▶ [Your goal]: From the listing below, pick out each line with the word "size".

▶ [Information supplied]:

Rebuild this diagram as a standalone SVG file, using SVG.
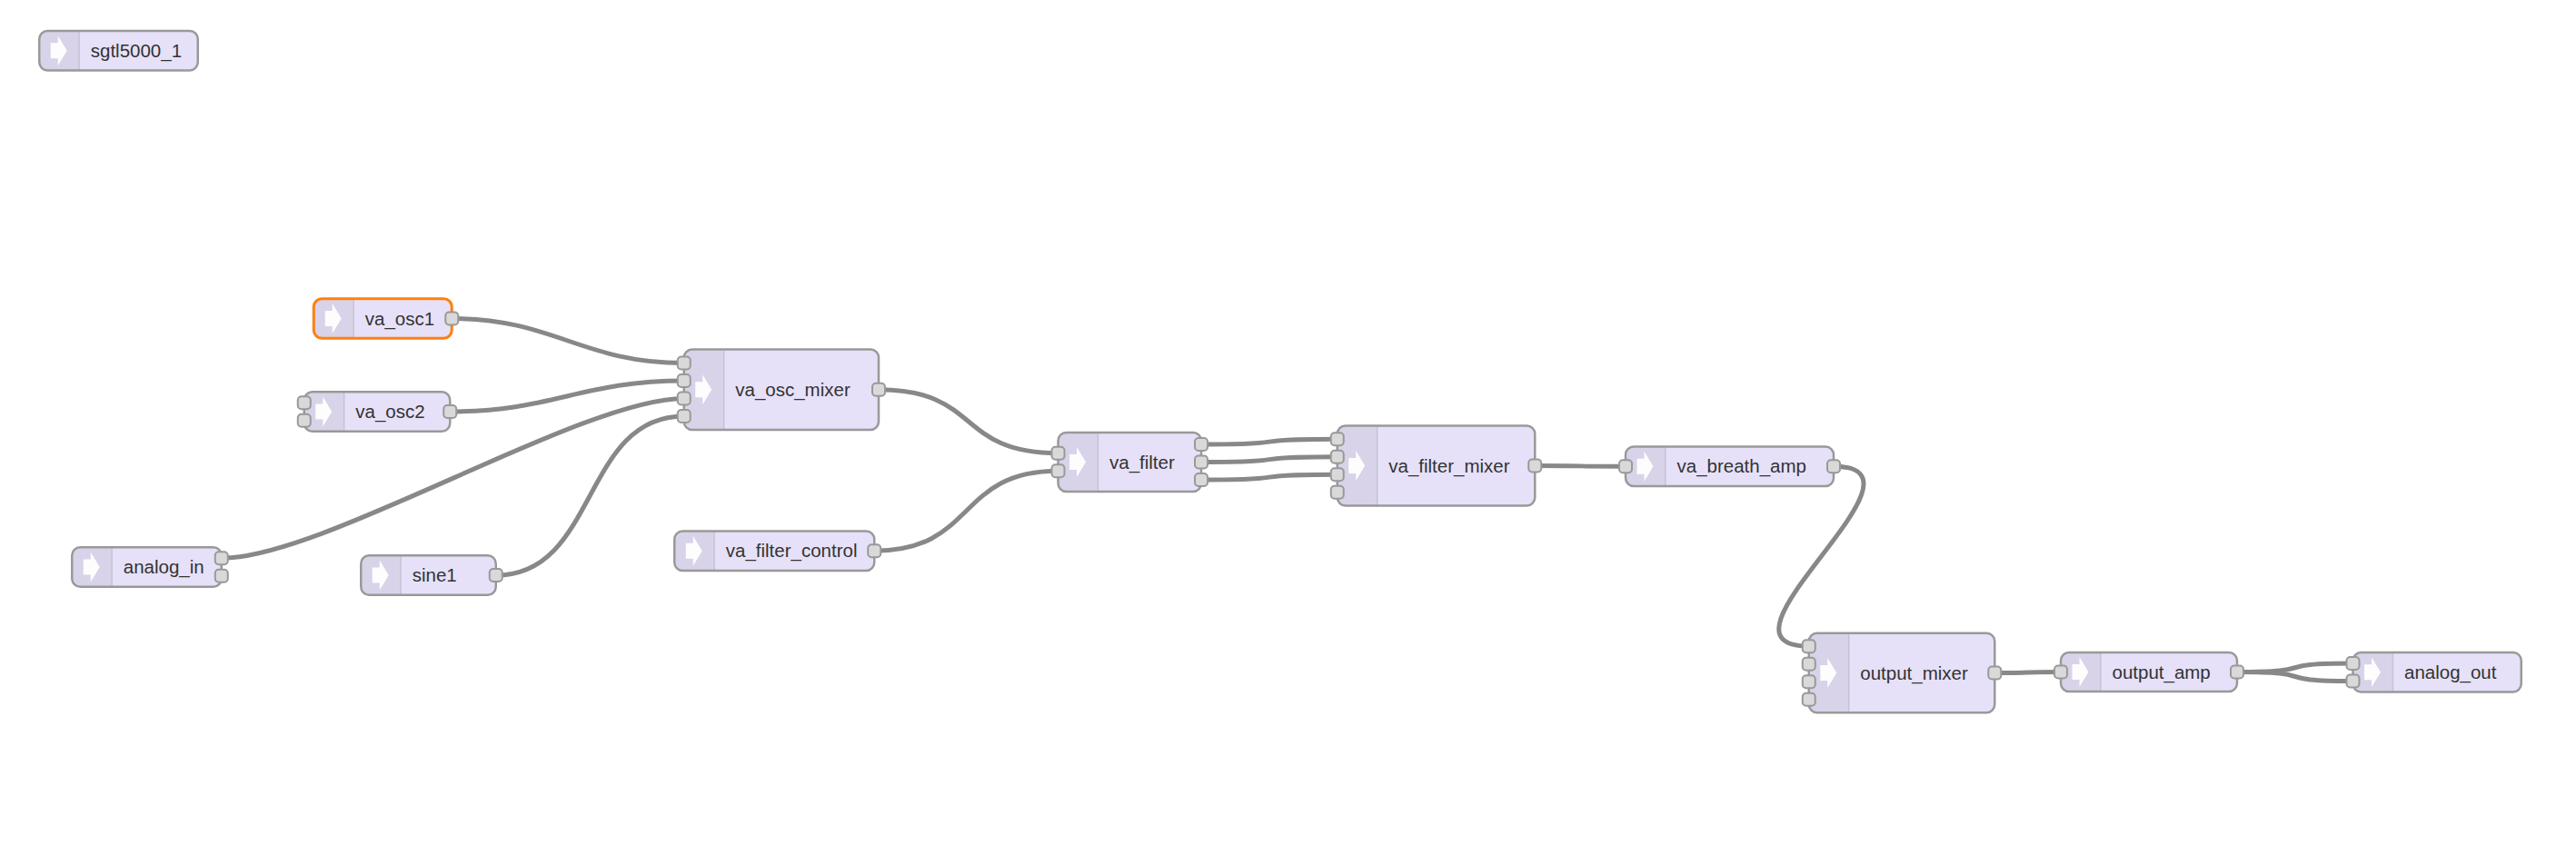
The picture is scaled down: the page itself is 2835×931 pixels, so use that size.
<svg xmlns="http://www.w3.org/2000/svg" xmlns:xlink="http://www.w3.org/1999/xlink" width="2835" height="931" viewBox="0 0 2835 931">
<style>
.bg{fill:#ffffff}
.l{fill:none;stroke:#888888;stroke-width:5}
.n{fill:#e6e1f8}
.b{fill:none;stroke:#999999;stroke-width:2.5}
.sel{stroke:#ff7f0e;stroke-width:3}
.sh{fill:#000000;fill-opacity:0.06}
.dv{stroke:#000000;stroke-opacity:0.1;stroke-width:1.5}
.ic{fill:#ffffff;fill-opacity:0.95}
.t{font-family:"Liberation Sans",Arial,Helvetica,sans-serif;font-size:20.5px;fill:#333333}
.p{fill:#d9d9d9;stroke:#999999;stroke-width:2}
</style>
<defs>
<polygon id="arrow" points="12.5,-8.5 20.5,-8.5 20.5,-16.5 30.5,0 20.5,16.5 20.5,8.5 12.5,8.5"/>
<rect id="port" x="-7" y="-7" width="14" height="14" rx="4" ry="4"/>
</defs>
<rect class="bg" x="0" y="0" width="2835" height="931"/>

<g id="connectors">
<path class="l" d="M497.25,350.5 C609.75,350.5 640.25,399.5 752.75,399.5"/>
<path class="l" d="M495.25,453 C607.75,453 640.25,419 752.75,419"/>
<path class="l" d="M243.75,614.25 C356.25,614.25 640.25,438.5 752.75,438.5"/>
<path class="l" d="M545.75,633 C658.25,633 640.25,458 752.75,458"/>
<path class="l" d="M967,428.75 C1079.5,428.75 1052,498.75 1164.5,498.75"/>
<path class="l" d="M962.25,606.25 C1074.75,606.25 1052,518.25 1164.5,518.25"/>
<path class="l" d="M1322,489 C1434,489 1359.75,483.25 1471.75,483.25"/>
<path class="l" d="M1322,508.5 C1434,508.5 1359.75,502.75 1471.75,502.75"/>
<path class="l" d="M1322,528 C1434,528 1359.75,522.25 1471.75,522.25"/>
<path class="l" d="M1689.25,512.5 C1764,512.5 1714.25,513.25 1789,513.25"/>
<path class="l" d="M2018,513.25 C2142.3,513.25 1866.45,711.25 1990.75,711.25"/>
<path class="l" d="M2195.25,740.5 C2249.85,740.5 2213.4,739.5 2268,739.5"/>
<path class="l" d="M2462,739.5 C2557.9,739.5 2493.6,730 2589.5,730"/>
<path class="l" d="M2462,739.5 C2557.9,739.5 2493.6,749.5 2589.5,749.5"/>
</g>

<g id="sgtl5000_1" transform="translate(43.25,34)">
<rect class="n" width="174.5" height="43.5" rx="9"/>
<path class="sh" d="M9,0 H44 V43.5 H9 A9,9 0 0 1 0,34.5 V9 A9,9 0 0 1 9,0 Z"/>
<line class="dv" x1="44" y1="0" x2="44" y2="43.5"/>
<use class="ic" xlink:href="#arrow" href="#arrow" transform="translate(0,21.75)"/>
<rect class="b" width="174.5" height="43.5" rx="9"/>
<text class="t" x="56.5" y="28.75">sgtl5000_1</text>
</g>

<g id="va_osc1" transform="translate(345.25,328.75)">
<rect class="n" width="152" height="43.5" rx="9"/>
<path class="sh" d="M9,0 H44 V43.5 H9 A9,9 0 0 1 0,34.5 V9 A9,9 0 0 1 9,0 Z"/>
<line class="dv" x1="44" y1="0" x2="44" y2="43.5"/>
<use class="ic" xlink:href="#arrow" href="#arrow" transform="translate(0,21.75)"/>
<rect class="b sel" width="152" height="43.5" rx="9"/>
<text class="t" x="56.5" y="28.75">va_osc1</text>
<use class="p" xlink:href="#port" href="#port" x="152" y="21.75"/>
</g>

<g id="va_osc2" transform="translate(334.75,431.25)">
<rect class="n" width="160.5" height="43.5" rx="9"/>
<path class="sh" d="M9,0 H44 V43.5 H9 A9,9 0 0 1 0,34.5 V9 A9,9 0 0 1 9,0 Z"/>
<line class="dv" x1="44" y1="0" x2="44" y2="43.5"/>
<use class="ic" xlink:href="#arrow" href="#arrow" transform="translate(0,21.75)"/>
<rect class="b" width="160.5" height="43.5" rx="9"/>
<text class="t" x="56.5" y="28.75">va_osc2</text>
<use class="p" xlink:href="#port" href="#port" x="0" y="12"/>
<use class="p" xlink:href="#port" href="#port" x="0" y="31.5"/>
<use class="p" xlink:href="#port" href="#port" x="160.5" y="21.75"/>
</g>

<g id="analog_in" transform="translate(79.25,602.25)">
<rect class="n" width="164.5" height="43.5" rx="9"/>
<path class="sh" d="M9,0 H44 V43.5 H9 A9,9 0 0 1 0,34.5 V9 A9,9 0 0 1 9,0 Z"/>
<line class="dv" x1="44" y1="0" x2="44" y2="43.5"/>
<use class="ic" xlink:href="#arrow" href="#arrow" transform="translate(0,21.75)"/>
<rect class="b" width="164.5" height="43.5" rx="9"/>
<text class="t" x="56.5" y="28.75">analog_in</text>
<use class="p" xlink:href="#port" href="#port" x="164.5" y="12"/>
<use class="p" xlink:href="#port" href="#port" x="164.5" y="31.5"/>
</g>

<g id="sine1" transform="translate(397.25,611.25)">
<rect class="n" width="148.5" height="43.5" rx="9"/>
<path class="sh" d="M9,0 H44 V43.5 H9 A9,9 0 0 1 0,34.5 V9 A9,9 0 0 1 9,0 Z"/>
<line class="dv" x1="44" y1="0" x2="44" y2="43.5"/>
<use class="ic" xlink:href="#arrow" href="#arrow" transform="translate(0,21.75)"/>
<rect class="b" width="148.5" height="43.5" rx="9"/>
<text class="t" x="56.5" y="28.75">sine1</text>
<use class="p" xlink:href="#port" href="#port" x="148.5" y="21.75"/>
</g>

<g id="va_osc_mixer" transform="translate(752.75,384.5)">
<rect class="n" width="214.25" height="88.5" rx="9"/>
<path class="sh" d="M9,0 H44 V88.5 H9 A9,9 0 0 1 0,79.5 V9 A9,9 0 0 1 9,0 Z"/>
<line class="dv" x1="44" y1="0" x2="44" y2="88.5"/>
<use class="ic" xlink:href="#arrow" href="#arrow" transform="translate(0,44.25)"/>
<rect class="b" width="214.25" height="88.5" rx="9"/>
<text class="t" x="56.5" y="51.25">va_osc_mixer</text>
<use class="p" xlink:href="#port" href="#port" x="0" y="15"/>
<use class="p" xlink:href="#port" href="#port" x="0" y="34.5"/>
<use class="p" xlink:href="#port" href="#port" x="0" y="54"/>
<use class="p" xlink:href="#port" href="#port" x="0" y="73.5"/>
<use class="p" xlink:href="#port" href="#port" x="214.25" y="44.25"/>
</g>

<g id="va_filter_control" transform="translate(742.25,584.5)">
<rect class="n" width="220" height="43.5" rx="9"/>
<path class="sh" d="M9,0 H44 V43.5 H9 A9,9 0 0 1 0,34.5 V9 A9,9 0 0 1 9,0 Z"/>
<line class="dv" x1="44" y1="0" x2="44" y2="43.5"/>
<use class="ic" xlink:href="#arrow" href="#arrow" transform="translate(0,21.75)"/>
<rect class="b" width="220" height="43.5" rx="9"/>
<text class="t" x="56.5" y="28.75">va_filter_control</text>
<use class="p" xlink:href="#port" href="#port" x="220" y="21.75"/>
</g>

<g id="va_filter" transform="translate(1164.5,476)">
<rect class="n" width="157.5" height="65" rx="9"/>
<path class="sh" d="M9,0 H44 V65 H9 A9,9 0 0 1 0,56 V9 A9,9 0 0 1 9,0 Z"/>
<line class="dv" x1="44" y1="0" x2="44" y2="65"/>
<use class="ic" xlink:href="#arrow" href="#arrow" transform="translate(0,32.5)"/>
<rect class="b" width="157.5" height="65" rx="9"/>
<text class="t" x="56.5" y="39.5">va_filter</text>
<use class="p" xlink:href="#port" href="#port" x="0" y="22.75"/>
<use class="p" xlink:href="#port" href="#port" x="0" y="42.25"/>
<use class="p" xlink:href="#port" href="#port" x="157.5" y="13"/>
<use class="p" xlink:href="#port" href="#port" x="157.5" y="32.5"/>
<use class="p" xlink:href="#port" href="#port" x="157.5" y="52"/>
</g>

<g id="va_filter_mixer" transform="translate(1471.75,468.5)">
<rect class="n" width="217.5" height="88" rx="9"/>
<path class="sh" d="M9,0 H44 V88 H9 A9,9 0 0 1 0,79 V9 A9,9 0 0 1 9,0 Z"/>
<line class="dv" x1="44" y1="0" x2="44" y2="88"/>
<use class="ic" xlink:href="#arrow" href="#arrow" transform="translate(0,44)"/>
<rect class="b" width="217.5" height="88" rx="9"/>
<text class="t" x="56.5" y="51">va_filter_mixer</text>
<use class="p" xlink:href="#port" href="#port" x="0" y="14.75"/>
<use class="p" xlink:href="#port" href="#port" x="0" y="34.25"/>
<use class="p" xlink:href="#port" href="#port" x="0" y="53.75"/>
<use class="p" xlink:href="#port" href="#port" x="0" y="73.25"/>
<use class="p" xlink:href="#port" href="#port" x="217.5" y="44"/>
</g>

<g id="va_breath_amp" transform="translate(1789,491.5)">
<rect class="n" width="229" height="43.5" rx="9"/>
<path class="sh" d="M9,0 H44 V43.5 H9 A9,9 0 0 1 0,34.5 V9 A9,9 0 0 1 9,0 Z"/>
<line class="dv" x1="44" y1="0" x2="44" y2="43.5"/>
<use class="ic" xlink:href="#arrow" href="#arrow" transform="translate(0,21.75)"/>
<rect class="b" width="229" height="43.5" rx="9"/>
<text class="t" x="56.5" y="28.75">va_breath_amp</text>
<use class="p" xlink:href="#port" href="#port" x="0" y="21.75"/>
<use class="p" xlink:href="#port" href="#port" x="229" y="21.75"/>
</g>

<g id="output_mixer" transform="translate(1990.75,696.75)">
<rect class="n" width="204.5" height="87.5" rx="9"/>
<path class="sh" d="M9,0 H44 V87.5 H9 A9,9 0 0 1 0,78.5 V9 A9,9 0 0 1 9,0 Z"/>
<line class="dv" x1="44" y1="0" x2="44" y2="87.5"/>
<use class="ic" xlink:href="#arrow" href="#arrow" transform="translate(0,43.75)"/>
<rect class="b" width="204.5" height="87.5" rx="9"/>
<text class="t" x="56.5" y="50.75">output_mixer</text>
<use class="p" xlink:href="#port" href="#port" x="0" y="14.5"/>
<use class="p" xlink:href="#port" href="#port" x="0" y="34"/>
<use class="p" xlink:href="#port" href="#port" x="0" y="53.5"/>
<use class="p" xlink:href="#port" href="#port" x="0" y="73"/>
<use class="p" xlink:href="#port" href="#port" x="204.5" y="43.75"/>
</g>

<g id="output_amp" transform="translate(2268,718)">
<rect class="n" width="194" height="43" rx="9"/>
<path class="sh" d="M9,0 H44 V43 H9 A9,9 0 0 1 0,34 V9 A9,9 0 0 1 9,0 Z"/>
<line class="dv" x1="44" y1="0" x2="44" y2="43"/>
<use class="ic" xlink:href="#arrow" href="#arrow" transform="translate(0,21.5)"/>
<rect class="b" width="194" height="43" rx="9"/>
<text class="t" x="56.5" y="28.5">output_amp</text>
<use class="p" xlink:href="#port" href="#port" x="0" y="21.5"/>
<use class="p" xlink:href="#port" href="#port" x="194" y="21.5"/>
</g>

<g id="analog_out" transform="translate(2589.5,718)">
<rect class="n" width="185.25" height="43.5" rx="9"/>
<path class="sh" d="M9,0 H44 V43.5 H9 A9,9 0 0 1 0,34.5 V9 A9,9 0 0 1 9,0 Z"/>
<line class="dv" x1="44" y1="0" x2="44" y2="43.5"/>
<use class="ic" xlink:href="#arrow" href="#arrow" transform="translate(0,21.75)"/>
<rect class="b" width="185.25" height="43.5" rx="9"/>
<text class="t" x="56.5" y="28.75">analog_out</text>
<use class="p" xlink:href="#port" href="#port" x="0" y="12"/>
<use class="p" xlink:href="#port" href="#port" x="0" y="31.5"/>
</g>
</svg>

▶ [Result]:
The picture is scaled down: the page itself is 2835×931 pixels, so use that size.
.t{font-family:"Liberation Sans",Arial,Helvetica,sans-serif;font-size:20.5px;fill:#333333}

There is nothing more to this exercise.